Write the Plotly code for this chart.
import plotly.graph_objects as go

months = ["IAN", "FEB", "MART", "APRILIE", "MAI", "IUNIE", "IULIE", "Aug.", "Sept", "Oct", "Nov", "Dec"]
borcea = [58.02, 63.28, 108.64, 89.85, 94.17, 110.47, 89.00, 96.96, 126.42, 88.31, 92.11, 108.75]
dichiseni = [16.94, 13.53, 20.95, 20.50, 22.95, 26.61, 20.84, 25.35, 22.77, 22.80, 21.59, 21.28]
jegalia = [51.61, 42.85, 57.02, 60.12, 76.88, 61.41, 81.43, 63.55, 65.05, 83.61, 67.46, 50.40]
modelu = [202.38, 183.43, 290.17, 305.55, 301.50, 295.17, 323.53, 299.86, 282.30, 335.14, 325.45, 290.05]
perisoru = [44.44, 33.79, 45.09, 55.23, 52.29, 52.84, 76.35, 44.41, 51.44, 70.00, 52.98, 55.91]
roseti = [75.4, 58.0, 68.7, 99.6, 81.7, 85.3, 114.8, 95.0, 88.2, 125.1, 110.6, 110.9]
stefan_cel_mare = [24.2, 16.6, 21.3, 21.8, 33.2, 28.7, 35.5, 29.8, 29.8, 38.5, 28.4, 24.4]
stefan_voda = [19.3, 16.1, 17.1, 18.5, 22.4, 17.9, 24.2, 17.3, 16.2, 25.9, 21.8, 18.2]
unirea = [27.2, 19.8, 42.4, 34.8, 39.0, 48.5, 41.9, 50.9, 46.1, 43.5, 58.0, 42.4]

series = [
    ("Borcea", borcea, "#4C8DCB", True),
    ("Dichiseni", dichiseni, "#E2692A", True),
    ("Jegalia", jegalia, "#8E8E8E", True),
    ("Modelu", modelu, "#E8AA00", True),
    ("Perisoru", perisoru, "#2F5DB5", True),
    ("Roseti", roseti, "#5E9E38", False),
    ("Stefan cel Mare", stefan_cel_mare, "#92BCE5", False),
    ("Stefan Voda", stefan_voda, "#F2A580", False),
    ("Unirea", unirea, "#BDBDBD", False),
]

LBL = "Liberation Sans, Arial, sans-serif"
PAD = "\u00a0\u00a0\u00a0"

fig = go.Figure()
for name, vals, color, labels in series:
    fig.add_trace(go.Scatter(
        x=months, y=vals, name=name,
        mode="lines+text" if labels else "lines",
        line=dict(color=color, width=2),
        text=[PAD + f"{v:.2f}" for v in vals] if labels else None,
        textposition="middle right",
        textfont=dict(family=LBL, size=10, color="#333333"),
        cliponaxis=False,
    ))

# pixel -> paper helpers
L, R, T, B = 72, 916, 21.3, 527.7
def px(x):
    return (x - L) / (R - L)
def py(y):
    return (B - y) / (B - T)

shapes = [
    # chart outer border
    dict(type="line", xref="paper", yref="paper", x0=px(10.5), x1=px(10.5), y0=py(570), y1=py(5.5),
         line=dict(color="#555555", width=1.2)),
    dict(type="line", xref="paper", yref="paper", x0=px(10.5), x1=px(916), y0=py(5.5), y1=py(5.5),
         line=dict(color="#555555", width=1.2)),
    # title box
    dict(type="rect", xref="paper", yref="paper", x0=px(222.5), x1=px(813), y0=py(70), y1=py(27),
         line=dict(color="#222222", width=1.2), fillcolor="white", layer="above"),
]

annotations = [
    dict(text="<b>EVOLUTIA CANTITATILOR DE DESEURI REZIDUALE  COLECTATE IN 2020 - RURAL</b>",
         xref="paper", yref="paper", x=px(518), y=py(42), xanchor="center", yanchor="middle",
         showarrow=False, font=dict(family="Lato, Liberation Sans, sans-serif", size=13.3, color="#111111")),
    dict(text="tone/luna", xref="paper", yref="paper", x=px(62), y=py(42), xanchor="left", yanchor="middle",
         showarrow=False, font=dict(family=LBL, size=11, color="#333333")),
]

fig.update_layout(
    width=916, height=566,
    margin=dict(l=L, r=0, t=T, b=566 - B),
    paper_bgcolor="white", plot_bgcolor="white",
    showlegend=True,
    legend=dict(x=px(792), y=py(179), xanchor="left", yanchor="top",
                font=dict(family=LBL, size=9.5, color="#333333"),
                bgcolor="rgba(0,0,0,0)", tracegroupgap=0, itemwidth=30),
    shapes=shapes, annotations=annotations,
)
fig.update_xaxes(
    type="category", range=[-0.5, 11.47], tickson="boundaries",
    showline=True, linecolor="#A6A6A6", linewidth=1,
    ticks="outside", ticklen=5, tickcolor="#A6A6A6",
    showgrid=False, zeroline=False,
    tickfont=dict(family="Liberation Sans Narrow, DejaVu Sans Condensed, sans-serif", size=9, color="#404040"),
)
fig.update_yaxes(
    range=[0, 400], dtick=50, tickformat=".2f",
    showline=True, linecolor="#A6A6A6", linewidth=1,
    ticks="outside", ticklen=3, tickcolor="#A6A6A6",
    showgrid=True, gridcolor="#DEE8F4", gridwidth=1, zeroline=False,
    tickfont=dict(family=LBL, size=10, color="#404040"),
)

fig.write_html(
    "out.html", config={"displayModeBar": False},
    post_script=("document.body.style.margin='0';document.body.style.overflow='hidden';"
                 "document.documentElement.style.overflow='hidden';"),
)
+++
**Work to do:**
Everything from the first line through the line containing "import plotly.graph_objects as go" should be quoted exactly, and nothing beyond it.

**The reply:**
Write the Plotly code for this chart.
import plotly.graph_objects as go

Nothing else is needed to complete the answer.